Jason, you have brought me joy I never knew I could experience, stretch marks, laughter deeper than ever reached, more knowledge about superheroes and their powers than I ever cared to know, lots of grey hair, a deeper appreciation for my own mother and father, but more than ever, you have given me more love in these seemingly 4 short years than I ever thought my heart could hold. You are beautiful, smart, loving, generous, tall, handsome, intelligent, and funny. You are everything I ever wished for when I dreamed of you years and years ago.
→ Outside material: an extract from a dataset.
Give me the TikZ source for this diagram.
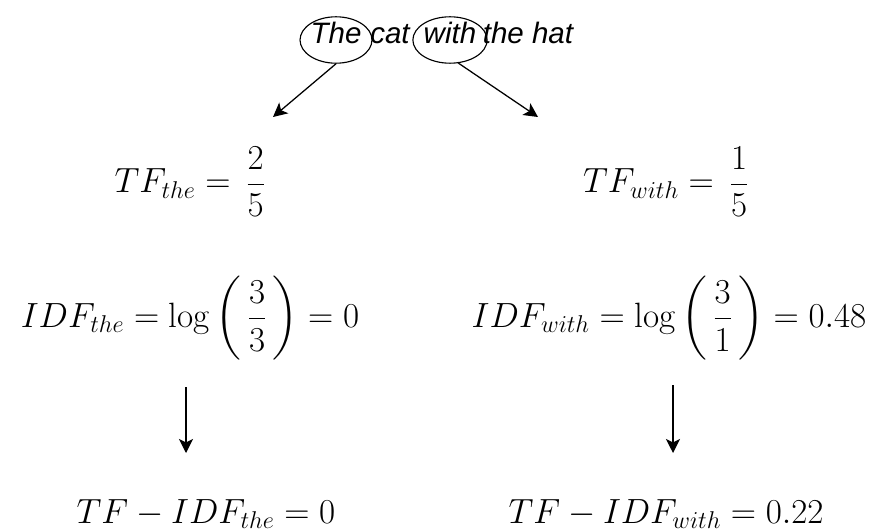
\documentclass[tikz,border=0pt]{standalone}
\usepackage{amsmath}
\usepackage{fontspec}
\newfontfamily\sentfont{Liberation Sans}
\usetikzlibrary{shapes.geometric,arrows.meta}

\tikzset{
  eq/.style={font=\fontsize{25}{30}\selectfont, inner sep=0pt, anchor=base},
  word/.style={font=\sentfont\itshape\fontsize{21}{25}\selectfont, inner sep=0pt,
    text height=0.75em, text depth=0.2em},
  ring/.style={word, ellipse, draw, line width=0.8pt, minimum width=47pt, minimum height=33pt},
  arr/.style={line width=0.9pt, -{Stealth[length=10pt,width=10pt,inset=2.5pt]}}
}

\begin{document}
\begin{tikzpicture}[x=0.025cm, y=-0.025cm]

\useasboundingbox (0,0) rectangle (880,531);

% Sentence
\node[ring] (wThe) at (336,40) {The};
\node[word] (wcat) at (390,40) {cat};
\node[ring] (wwith) at (450,40) {with};
\node[word] (wrest) at (528,40) {the hat};

% Arrow ends
\coordinate (lhead) at (273,117);
\coordinate (rhead) at (538,117);
\coordinate (ltop) at (186,387);
\coordinate (lbot) at (186,453);
\coordinate (rtop) at (673,385);
\coordinate (rbot) at (673,453);

% Term frequency
\node[eq] (tfthe) at (190,193) {$\displaystyle TF_{the} = \,\frac{2}{5}$};
\node[eq] (tfwith) at (666,193) {$\displaystyle TF_{with} = \,\frac{1}{5}$};

% Inverse document frequency
\node[eq] (idfthe) at (190,327) {$\displaystyle IDF_{the} = \log\left(\,\frac{3}{3}\,\right) = 0$};
\node[eq] (idfwith) at (669,327) {$\displaystyle IDF_{with} = \log\left(\,\frac{3}{1}\,\right) = 0.48$};

% Product
\node[eq] (tfidfthe) at (206,523) {$TF - IDF_{the} = 0$};
\node[eq] (tfidfwith) at (666,523) {$TF - IDF_{with} = 0.22$};

\draw[arr] (wThe.south) -- (lhead);
\draw[arr] (wwith.-70) -- (rhead);
\draw[arr] (ltop) -- (lbot);
\draw[arr] (rtop) -- (rbot);

\end{tikzpicture}
\end{document}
Today we sat in a theatre and watched Toy Story 3, (which, by the way, wasn't the best of ideas given today my baby turned 4). 5 years ago the story of a boy outgrowing his toys would have been just that, a story, but today, it strikes so many more cords, emotional ones at that. Jason can buckle himself into his car seat by himself, he insists on pouring his own syrup on his waffles, he picks out his own clothes (he has his father's awesome sense of style). Never again will he be tiny enought to fit into my arms, or need me to provide his every bit of nourishment. My life is way harder, things take way longer (simple things. things that should take seconds, take HOURS), I have no money, my hips, boobs, and thighs will never be the same; I love you so much it sometimes hurts, but I wouldn't trade the experience of being your mother for anything.
Sitting in a west Texas mexican restaurant last week, our last night of vacation, Trav and Jason sitting across from me, Maddie sitting next to me quietly crushing her tortilla chips, I realized I have been given everything I could ever want, and I've achieved a level of happiness many people will never know. Not just joy, but complete contentment, how could I ever ask The Good Lord for anything more? I have so much and I'm so greatful.